Although 2009 included at least one other high-profile male-centric list, gender-biased lists from Twitter are particularly maddening, since the site represents one of the purest forms of free expression: anybody with access to a computer can use it, and — unlike the other social media mogul, Facebook — everybody can access everybody else. Plus, as the tweeting furor following the Iranian election showed, the world really is listening.

So in this case of essentially equal access, the question moves from who’s provided equal opportunity to who’s provided equal attention — and who’s deemed worth listening to. As The Valve’s Aaron Bady put it following Publishers Weekly’s Top Ten [Male] Books of the Year:

An all male list doesn’t just happen. Or, rather, unless you really and truly believe that over half the population of writers just happened to produce truly sub-standard work…this is the sort of experimental result that absolutely screams experimental error.
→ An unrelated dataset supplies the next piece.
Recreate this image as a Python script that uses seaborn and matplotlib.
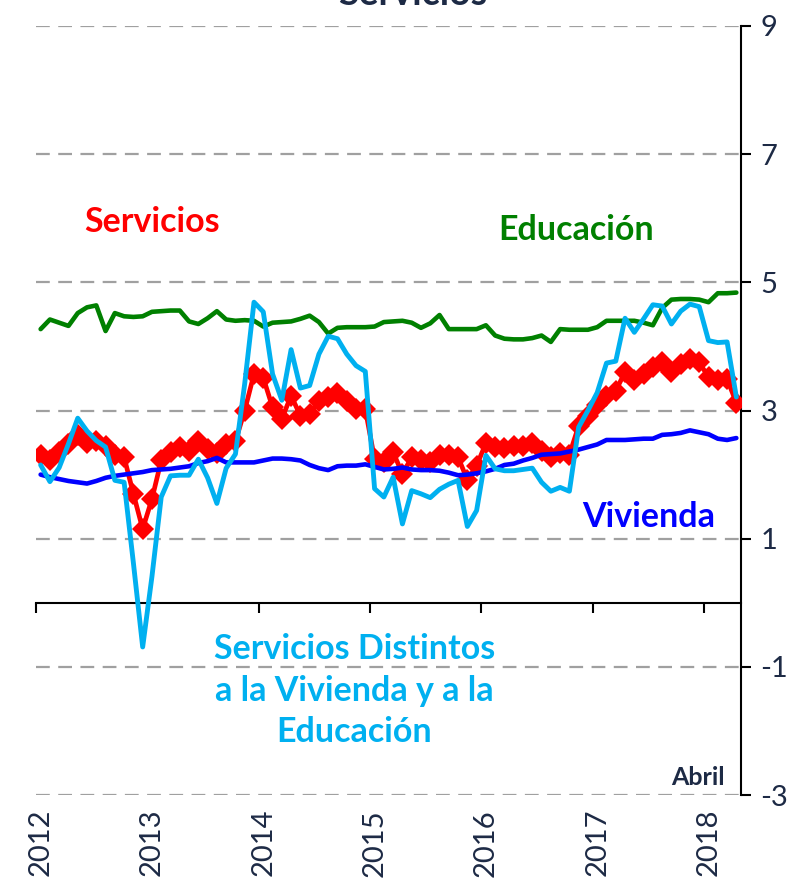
import numpy as np
import pandas as pd
import matplotlib
matplotlib.use("Agg")
import matplotlib.pyplot as plt
import seaborn as sns

# ---------------- data (monthly, Jan 2012 - Apr 2018) ----------------
meses = pd.period_range("2012-01", "2018-04", freq="M").astype(str).tolist()

servicios = [2.30, 2.22, 2.35, 2.48, 2.62, 2.49, 2.53, 2.45, 2.30, 2.27,
             1.70, 1.15, 1.62, 2.22, 2.35, 2.43, 2.37, 2.53, 2.40, 2.33,
             2.48, 2.52, 3.00, 3.57, 3.51, 3.05, 2.87, 3.23, 2.92, 2.95,
             3.15, 3.21, 3.28, 3.15, 3.02, 3.02, 2.24, 2.19, 2.35, 2.01,
             2.27, 2.22, 2.20, 2.31, 2.30, 2.27, 1.92, 2.14, 2.49, 2.43,
             2.42, 2.45, 2.45, 2.49, 2.37, 2.27, 2.34, 2.31, 2.76, 2.92,
             3.08, 3.23, 3.31, 3.60, 3.47, 3.57, 3.68, 3.75, 3.60, 3.73,
             3.80, 3.75, 3.52, 3.47, 3.49, 3.12]

vivienda = [2.00, 1.96, 1.93, 1.90, 1.88, 1.86, 1.90, 1.95, 1.98, 2.00,
            2.02, 2.04, 2.07, 2.08, 2.09, 2.11, 2.13, 2.18, 2.21, 2.26,
            2.19, 2.19, 2.19, 2.19, 2.22, 2.25, 2.25, 2.24, 2.22, 2.15,
            2.10, 2.07, 2.13, 2.14, 2.14, 2.16, 2.12, 2.08, 2.09, 2.11,
            2.08, 2.07, 2.07, 2.06, 2.03, 1.99, 2.00, 2.02, 2.05, 2.09,
            2.15, 2.17, 2.22, 2.26, 2.31, 2.32, 2.33, 2.36, 2.39, 2.43,
            2.47, 2.54, 2.54, 2.54, 2.55, 2.56, 2.56, 2.62, 2.63, 2.65,
            2.69, 2.66, 2.63, 2.56, 2.54, 2.57]

educacion = [4.27, 4.42, 4.37, 4.32, 4.52, 4.61, 4.64, 4.24, 4.52, 4.47,
             4.46, 4.47, 4.54, 4.55, 4.56, 4.56, 4.39, 4.35, 4.44, 4.55,
             4.42, 4.40, 4.41, 4.40, 4.31, 4.37, 4.38, 4.39, 4.43, 4.48,
             4.38, 4.20, 4.29, 4.30, 4.30, 4.30, 4.31, 4.38, 4.39, 4.40,
             4.37, 4.29, 4.36, 4.49, 4.27, 4.27, 4.27, 4.27, 4.33, 4.17,
             4.12, 4.11, 4.11, 4.13, 4.17, 4.07, 4.27, 4.26, 4.26, 4.26,
             4.30, 4.40, 4.40, 4.40, 4.40, 4.37, 4.33, 4.60, 4.73, 4.74,
             4.74, 4.73, 4.69, 4.83, 4.83, 4.84]

distintos = [2.15, 1.89, 2.11, 2.48, 2.88, 2.68, 2.53, 2.43, 1.91, 1.88,
             0.62, -0.69, 0.41, 1.65, 1.98, 1.99, 1.99, 2.24, 1.95, 1.55,
             2.10, 2.32, 3.42, 4.69, 4.54, 3.57, 3.16, 3.95, 3.35, 3.39,
             3.88, 4.16, 4.12, 3.88, 3.70, 3.61, 1.78, 1.65, 1.96, 1.23,
             1.75, 1.70, 1.64, 1.77, 1.85, 1.91, 1.19, 1.44, 2.30, 2.09,
             2.06, 2.06, 2.08, 2.10, 1.88, 1.74, 1.80, 1.74, 2.74, 3.00,
             3.28, 3.74, 3.77, 4.44, 4.22, 4.43, 4.65, 4.63, 4.35, 4.55,
             4.66, 4.62, 4.09, 4.06, 4.07, 3.21]

anios = ["2012", "2013", "2014", "2015", "2016", "2017", "2018"]
y_ticks = [9, 7, 5, 3, 1, -1, -3]

df = pd.DataFrame({
    "mes": meses,
    "pos": np.arange(len(meses)) + 0.5,
    "Servicios": servicios,
    "Vivienda": vivienda,
    "Educación": educacion,
    "Distintos": distintos,
})

# ---------------- style ----------------
sns.set_theme(style="white")
plt.rcParams["font.family"] = ["Lato", "DejaVu Sans"]
dark = "#1d2a45"

W, H = 798, 884
fig = plt.figure(figsize=(W / 100, H / 100), dpi=100)
left, right, top, bottom = 36, 741, 26, 795
ax = fig.add_axes([left / W, 1 - bottom / H, (right - left) / W, (bottom - top) / H])

# gridlines
for v in y_ticks:
    ax.axhline(v, color="#a0a0a0", lw=1.6, ls=(0, (6.2, 3.8)), zorder=0)

sns.lineplot(data=df, x="pos", y="Servicios", ax=ax, color="#ff0000", lw=3.4,
             marker="D", markersize=11, markeredgewidth=0, zorder=3)
sns.lineplot(data=df, x="pos", y="Vivienda", ax=ax, color="#0000ff", lw=3.3, zorder=4)
sns.lineplot(data=df, x="pos", y="Educación", ax=ax, color="#008000", lw=3.3, zorder=5)
sns.lineplot(data=df, x="pos", y="Distintos", ax=ax, color="#00b0f0", lw=3.5, zorder=6)

ax.set_xlim(0, 76)
ax.set_ylim(-3, 9)
ax.set_xlabel("")
ax.set_ylabel("")

# spines
for s in ["left", "top"]:
    ax.spines[s].set_visible(False)
ax.spines["right"].set_color("black")
ax.spines["right"].set_linewidth(1.5)
ax.spines["right"].set_bounds(-3, 9)
ax.spines["bottom"].set_position(("data", 0))
ax.spines["bottom"].set_color("black")
ax.spines["bottom"].set_linewidth(1.5)

ax.yaxis.tick_right()
ax.set_yticks(y_ticks)
ax.set_yticklabels([str(t) for t in y_ticks])
ax.tick_params(axis="y", direction="out", length=7, width=1.5, color="black",
               labelsize=21, labelcolor=dark, pad=7, right=True, left=False)

year_pos = [12 * i for i in range(len(anios))]
ax.set_xticks(year_pos)
ax.set_xticklabels([""] * len(anios))
ax.tick_params(axis="x", direction="out", length=7, width=1.5, color="black", bottom=True)

sec = ax.secondary_xaxis(0.0)
sec.set_xticks([p + 0.5 for p in year_pos])
sec.set_xticklabels(anios, rotation=90)
sec.tick_params(axis="x", length=0, pad=10, labelsize=21, labelcolor=dark)
sec.spines["bottom"].set_visible(False)

# annotations
fs = 24.5
ax.text(12.5, 5.94, "Servicios", color="#ff0000", fontsize=fs, fontweight="bold",
        ha="center", va="center")
ax.text(58.2, 5.82, "Educación", color="#008000", fontsize=fs, fontweight="bold",
        ha="center", va="center")
ax.text(66.0, 1.34, "Vivienda", color="#0000ff", fontsize=fs, fontweight="bold",
        ha="center", va="center")
ax.text(34.3, -1.37, "Servicios Distintos\na la Vivienda y a la\nEducación",
        color="#00b0f0", fontsize=fs, fontweight="bold", ha="center", va="center",
        linespacing=1.38)
ax.text(71.4, -2.72, "Abril", color=dark, fontsize=18, fontweight="bold",
        ha="center", va="center")

fig.text(413 / W, 1 - 5 / H, "Servicios", color=dark, fontsize=27, fontweight="bold",
         ha="center", va="baseline")

fig.savefig("out.png", dpi=100)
If you flip a coin and it comes up “male” ten times in a row, you are working with a bad coin.

These are bad coins, and they’re made worse by the fact that, unlike Publishers Weekly, none of the organizations bother to acknowledge their focus on men. (In a particularly disheartening move, Women Impacting Public Policy re-posted Politico’s list on their site without objecting to the near absence of women on the list — and Politico’s seeming assertion that Palin was the only woman politically impacting the Twitter-sphere.)
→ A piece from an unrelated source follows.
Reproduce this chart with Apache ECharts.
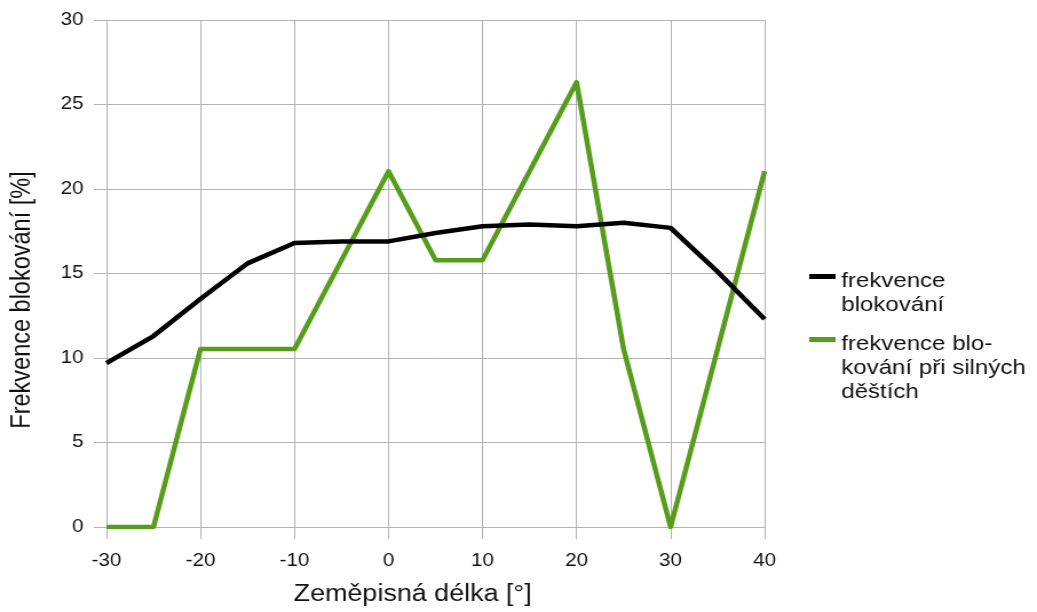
<!DOCTYPE html>
<html>
<head>
<meta charset="utf-8">
<script src="https://cdn.jsdelivr.net/npm/echarts@6/dist/echarts.min.js"></script>
<style>
  html, body { margin: 0; padding: 0; background: #ffffff; overflow: hidden; }
  /* the chart is laid out at 906 px and widened to the 1037 px page */
  #chart { width: 906px; height: 612px; transform: scaleX(1.14459); transform-origin: 0 0; }
</style>
</head>
<body>
<div id="chart"></div>
<script>
// zeměpisná délka [°]
const longitude = [-30, -25, -20, -15, -10, -5, 0, 5, 10, 15, 20, 25, 30, 35, 40];
// frekvence blokování [%]
const blocking = [9.7, 11.3, 13.5, 15.6, 16.8, 16.9, 16.9, 17.4, 17.8, 17.9, 17.8, 18.0, 17.7, 15.1, 12.3];
// frekvence blokování při silných deštích [%]
const heavyRain = [0, 0, 10.53, 10.53, 10.53, 15.79, 21.05, 15.79, 15.79, 21.05, 26.32, 10.53, 0, 10.53, 21.05];

const xTicks = { min: -30, max: 40, step: 10 };
const yTicks = { min: 0, max: 30, step: 5 };

const seriesNames = ['frekvence blokování', 'frekvence blokování při silných deštích'];
const legendLines = [
  ['frekvence', 'blokování'],
  ['frekvence blo-', 'kování při silných', 'děštích']
];

const FONT = '"Liberation Sans", Arial, sans-serif';
const GRID = '#b3b3b3';
const TEXT = '#111111';
const LINE_H = 24;

const pairs = ys => longitude.map((x, i) => [x, ys[i]]);

// legend entry: a spacer line above the text keeps the first line level with the key
function legendFor(name, lines, top) {
  const spacer = lines.length * LINE_H - 14;
  const text = ['{s| }'].concat(lines.map(l => '{t|' + l + '}')).join('\n');
  return {
    data: [name],
    left: 707,
    top: top,
    orient: 'vertical',
    padding: 0,
    itemWidth: 23,
    itemHeight: 5,
    icon: 'rect',
    formatter: () => text,
    textStyle: {
      fontFamily: FONT, fontSize: 21, color: TEXT,
      rich: {
        s: { fontSize: 4, lineHeight: spacer },
        t: { fontFamily: FONT, fontSize: 21, color: TEXT, lineHeight: LINE_H }
      }
    }
  };
}

const chart = echarts.init(document.getElementById('chart'));
chart.setOption({
  animation: false,
  backgroundColor: '#ffffff',
  grid: { left: 92, right: 238, top: 20, bottom: 83 },
  legend: [
    legendFor(seriesNames[0], legendLines[0], 250.5),
    legendFor(seriesNames[1], legendLines[1], 301.5)
  ],
  xAxis: {
    type: 'value',
    min: xTicks.min, max: xTicks.max, interval: xTicks.step,
    name: 'Zeměpisná délka [°]',
    nameLocation: 'middle',
    nameGap: 56,
    nameTextStyle: { fontFamily: FONT, fontSize: 23.5, color: TEXT, padding: [0, 40, 0, 0] },
    axisLine: { onZero: false, lineStyle: { color: GRID, width: 1 } },
    axisTick: { show: true, length: 12, lineStyle: { color: GRID } },
    axisLabel: { fontFamily: FONT, fontSize: 18, color: TEXT, margin: 25 },
    splitLine: { show: true, lineStyle: { color: GRID, width: 1 } }
  },
  yAxis: {
    type: 'value',
    min: yTicks.min, max: yTicks.max, interval: yTicks.step,
    name: 'Frekvence blokování [%]',
    nameLocation: 'middle',
    nameGap: 61,
    nameTextStyle: { fontFamily: FONT, fontSize: 23.5, color: TEXT, padding: [0, 53, 0, 0] },
    axisLine: { show: true, onZero: false, lineStyle: { color: GRID, width: 1 } },
    axisTick: { show: true, length: 11, lineStyle: { color: GRID } },
    axisLabel: { fontFamily: FONT, fontSize: 18, color: TEXT, margin: 20 },
    splitLine: { show: true, lineStyle: { color: GRID, width: 1 } }
  },
  series: [
    {
      name: seriesNames[0],
      type: 'line',
      z: 3,
      data: pairs(blocking),
      symbol: 'none',
      color: '#000000',
      lineStyle: { color: '#000000', width: 4.5, join: 'round' }
    },
    {
      name: seriesNames[1],
      type: 'line',
      z: 2,
      data: pairs(heavyRain),
      symbol: 'none',
      color: '#579d1c',
      lineStyle: { color: '#579d1c', width: 4.5, join: 'round' }
    }
  ]
});
</script>
</body>
</html>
Some insight on this vexing trend is provided by The Harvard Business Review, whichreleased research on Twitter “follower” trends earlier this year. (Users automatically receive updated tweets from other users who they choose to “follow.”) In light of these male-centric lists, the first frustrating revelation is that women hold a majority on the site: 55% of users are women, CC_Menwhile men constitute about 45%. Although men and women tweet at the same rate, men have 15% more followers than women, and an average man is nearly twice more likely to follow another man than a woman. (Similarly, the average woman is 25% more likely to follow a man than a woman.)
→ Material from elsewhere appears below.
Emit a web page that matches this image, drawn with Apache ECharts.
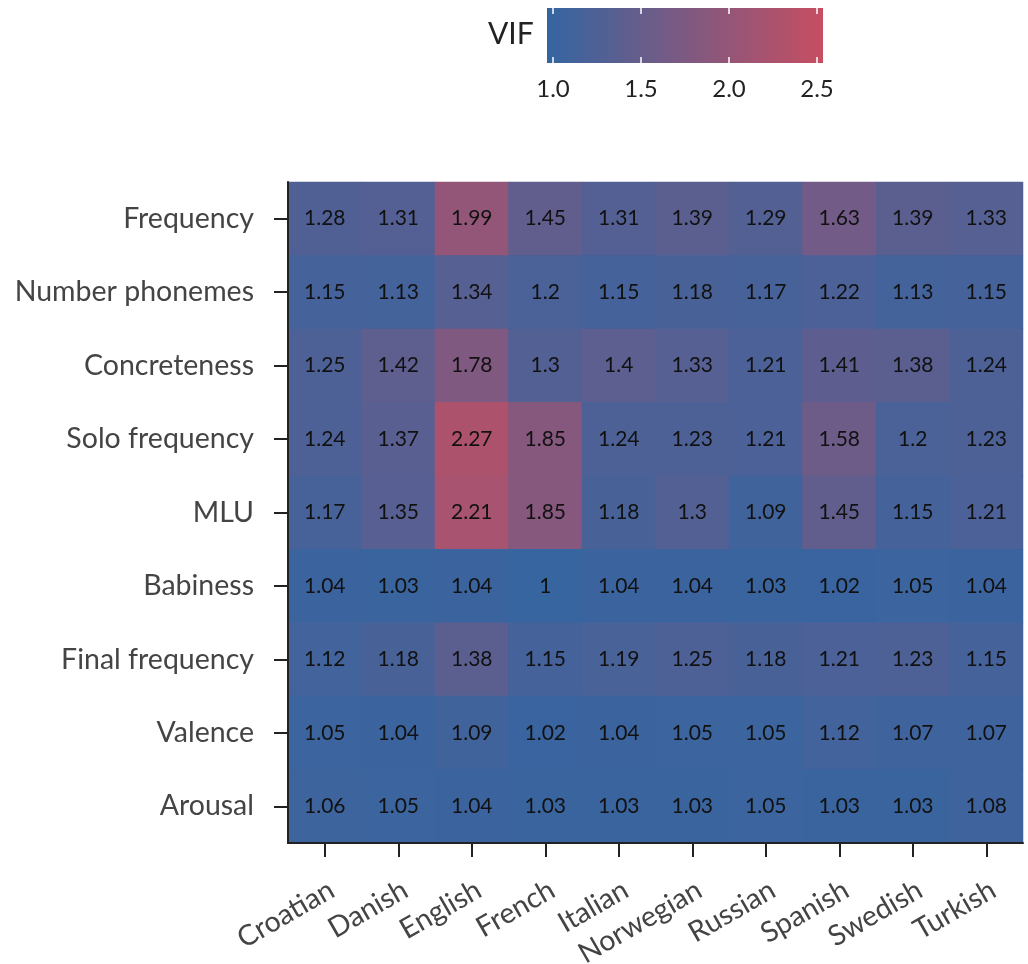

What this reveals about our collective prejudice — and how much it’s influenced by a bias for male names — remains unknown. But what’s beyond a doubt is the level of influence men still hold; as they retain 97% of clout positions in the media (and are almost twice more likely to follow another man), these lists will continue to be biased. As 2009 draws to a close, the WMC is still wild about Twitter — and proud to have our president’s tweet quoted in U.S. News & World Report — but we’ll be damned if “Top Ten” keeps preceding Top Men.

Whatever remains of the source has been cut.